REQUIREMENTS:
Leave out every picture, then transcribe the rest of the listing exactly.

DATA SECTION:
■ ■ ■ ■ ■ ■ ■
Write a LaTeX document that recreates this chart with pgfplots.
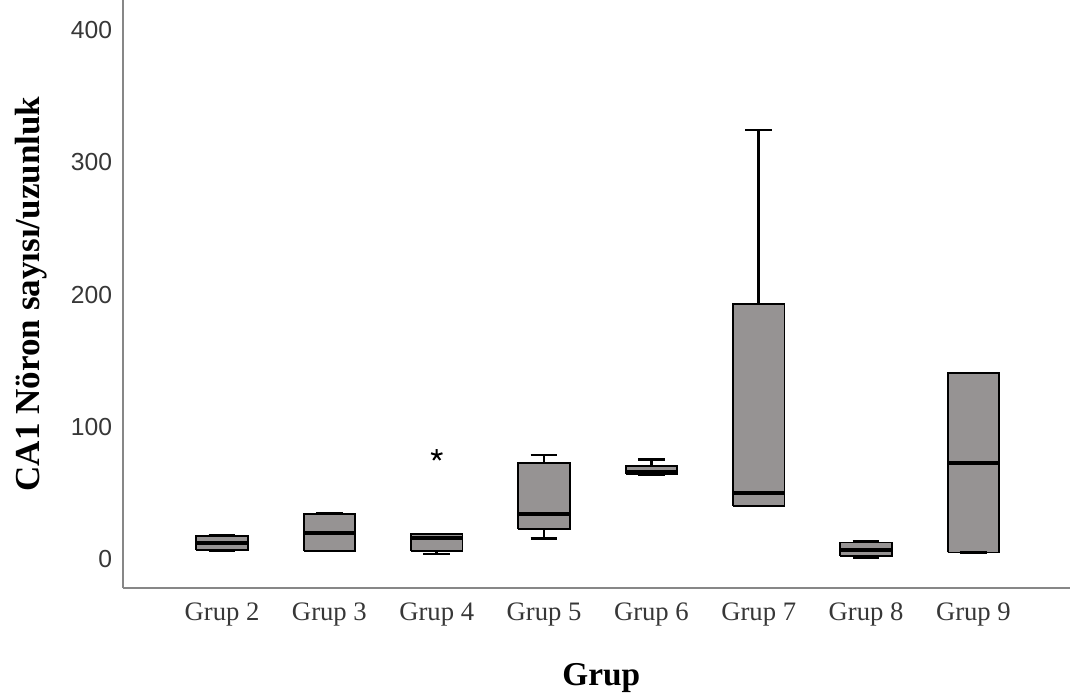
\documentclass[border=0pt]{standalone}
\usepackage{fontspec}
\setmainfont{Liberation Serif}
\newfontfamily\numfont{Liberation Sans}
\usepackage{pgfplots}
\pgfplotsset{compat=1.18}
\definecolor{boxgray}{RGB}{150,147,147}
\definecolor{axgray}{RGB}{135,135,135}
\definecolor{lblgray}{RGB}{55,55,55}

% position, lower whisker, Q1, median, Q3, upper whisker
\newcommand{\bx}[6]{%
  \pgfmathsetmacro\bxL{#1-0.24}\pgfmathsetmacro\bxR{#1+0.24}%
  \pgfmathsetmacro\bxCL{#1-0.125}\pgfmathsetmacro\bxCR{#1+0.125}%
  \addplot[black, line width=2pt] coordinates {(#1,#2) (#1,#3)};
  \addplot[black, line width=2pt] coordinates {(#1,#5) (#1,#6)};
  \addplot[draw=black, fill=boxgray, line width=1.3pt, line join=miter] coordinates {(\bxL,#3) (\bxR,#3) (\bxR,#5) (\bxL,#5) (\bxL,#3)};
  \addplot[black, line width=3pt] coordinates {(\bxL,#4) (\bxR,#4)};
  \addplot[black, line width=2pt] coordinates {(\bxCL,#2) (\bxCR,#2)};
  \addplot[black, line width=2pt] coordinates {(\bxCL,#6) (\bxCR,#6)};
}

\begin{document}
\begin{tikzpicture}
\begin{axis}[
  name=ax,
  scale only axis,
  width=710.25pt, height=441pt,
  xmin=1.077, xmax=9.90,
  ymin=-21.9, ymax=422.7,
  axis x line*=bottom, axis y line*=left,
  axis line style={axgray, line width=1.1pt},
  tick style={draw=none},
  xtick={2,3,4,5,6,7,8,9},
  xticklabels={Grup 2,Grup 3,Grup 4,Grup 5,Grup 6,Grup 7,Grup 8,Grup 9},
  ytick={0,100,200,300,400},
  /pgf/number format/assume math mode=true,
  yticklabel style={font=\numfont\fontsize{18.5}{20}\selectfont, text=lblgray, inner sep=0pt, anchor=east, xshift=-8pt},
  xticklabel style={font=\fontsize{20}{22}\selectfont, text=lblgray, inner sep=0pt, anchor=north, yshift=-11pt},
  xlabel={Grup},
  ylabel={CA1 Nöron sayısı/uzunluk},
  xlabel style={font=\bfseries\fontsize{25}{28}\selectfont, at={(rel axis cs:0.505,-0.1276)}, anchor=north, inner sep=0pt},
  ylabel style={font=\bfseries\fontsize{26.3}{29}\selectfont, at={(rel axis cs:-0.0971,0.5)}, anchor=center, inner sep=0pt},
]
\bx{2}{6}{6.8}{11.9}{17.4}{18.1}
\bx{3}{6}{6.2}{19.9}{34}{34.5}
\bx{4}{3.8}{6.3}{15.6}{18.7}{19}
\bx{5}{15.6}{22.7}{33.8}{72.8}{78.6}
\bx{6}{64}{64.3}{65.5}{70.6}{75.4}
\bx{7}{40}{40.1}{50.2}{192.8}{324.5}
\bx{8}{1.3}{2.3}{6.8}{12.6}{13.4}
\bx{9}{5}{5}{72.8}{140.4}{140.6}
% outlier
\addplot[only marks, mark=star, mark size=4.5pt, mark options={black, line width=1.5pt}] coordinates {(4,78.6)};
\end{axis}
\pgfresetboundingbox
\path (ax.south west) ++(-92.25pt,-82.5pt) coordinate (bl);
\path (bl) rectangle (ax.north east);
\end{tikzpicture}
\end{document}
■ ■ ■ ■ ■ ■ ■
RESULT OF THIS EXERCISE:
Write a LaTeX document that recreates this chart with pgfplots.
\documentclass[border=0pt]{standalone}
\usepackage{fontspec}
\setmainfont{Liberation Serif}
\newfontfamily\numfont{Liberation Sans}
\usepackage{pgfplots}
\pgfplotsset{compat=1.18}
\definecolor{boxgray}{RGB}{150,147,147}
\definecolor{axgray}{RGB}{135,135,135}
\definecolor{lblgray}{RGB}{55,55,55}

% position, lower whisker, Q1, median, Q3, upper whisker
\newcommand{\bx}[6]{%
  \pgfmathsetmacro\bxL{#1-0.24}\pgfmathsetmacro\bxR{#1+0.24}%
  \pgfmathsetmacro\bxCL{#1-0.125}\pgfmathsetmacro\bxCR{#1+0.125}%
  \addplot[black, line width=2pt] coordinates {(#1,#2) (#1,#3)};
  \addplot[black, line width=2pt] coordinates {(#1,#5) (#1,#6)};
  \addplot[draw=black, fill=boxgray, line width=1.3pt, line join=miter] coordinates {(\bxL,#3) (\bxR,#3) (\bxR,#5) (\bxL,#5) (\bxL,#3)};
  \addplot[black, line width=3pt] coordinates {(\bxL,#4) (\bxR,#4)};
  \addplot[black, line width=2pt] coordinates {(\bxCL,#2) (\bxCR,#2)};
  \addplot[black, line width=2pt] coordinates {(\bxCL,#6) (\bxCR,#6)};
}

\begin{document}
\begin{tikzpicture}
\begin{axis}[
  name=ax,
  scale only axis,
  width=710.25pt, height=441pt,
  xmin=1.077, xmax=9.90,
  ymin=-21.9, ymax=422.7,
  axis x line*=bottom, axis y line*=left,
  axis line style={axgray, line width=1.1pt},
  tick style={draw=none},
  xtick={2,3,4,5,6,7,8,9},
  xticklabels={Grup 2,Grup 3,Grup 4,Grup 5,Grup 6,Grup 7,Grup 8,Grup 9},
  ytick={0,100,200,300,400},
  /pgf/number format/assume math mode=true,
  yticklabel style={font=\numfont\fontsize{18.5}{20}\selectfont, text=lblgray, inner sep=0pt, anchor=east, xshift=-8pt},
  xticklabel style={font=\fontsize{20}{22}\selectfont, text=lblgray, inner sep=0pt, anchor=north, yshift=-11pt},
  xlabel={Grup},
  ylabel={CA1 Nöron sayısı/uzunluk},
  xlabel style={font=\bfseries\fontsize{25}{28}\selectfont, at={(rel axis cs:0.505,-0.1276)}, anchor=north, inner sep=0pt},
  ylabel style={font=\bfseries\fontsize{26.3}{29}\selectfont, at={(rel axis cs:-0.0971,0.5)}, anchor=center, inner sep=0pt},
]
\bx{2}{6}{6.8}{11.9}{17.4}{18.1}
\bx{3}{6}{6.2}{19.9}{34}{34.5}
\bx{4}{3.8}{6.3}{15.6}{18.7}{19}
\bx{5}{15.6}{22.7}{33.8}{72.8}{78.6}
\bx{6}{64}{64.3}{65.5}{70.6}{75.4}
\bx{7}{40}{40.1}{50.2}{192.8}{324.5}
\bx{8}{1.3}{2.3}{6.8}{12.6}{13.4}
\bx{9}{5}{5}{72.8}{140.4}{140.6}
% outlier
\addplot[only marks, mark=star, mark size=4.5pt, mark options={black, line width=1.5pt}] coordinates {(4,78.6)};
\end{axis}
\pgfresetboundingbox
\path (ax.south west) ++(-92.25pt,-82.5pt) coordinate (bl);
\path (bl) rectangle (ax.north east);
\end{tikzpicture}
\end{document}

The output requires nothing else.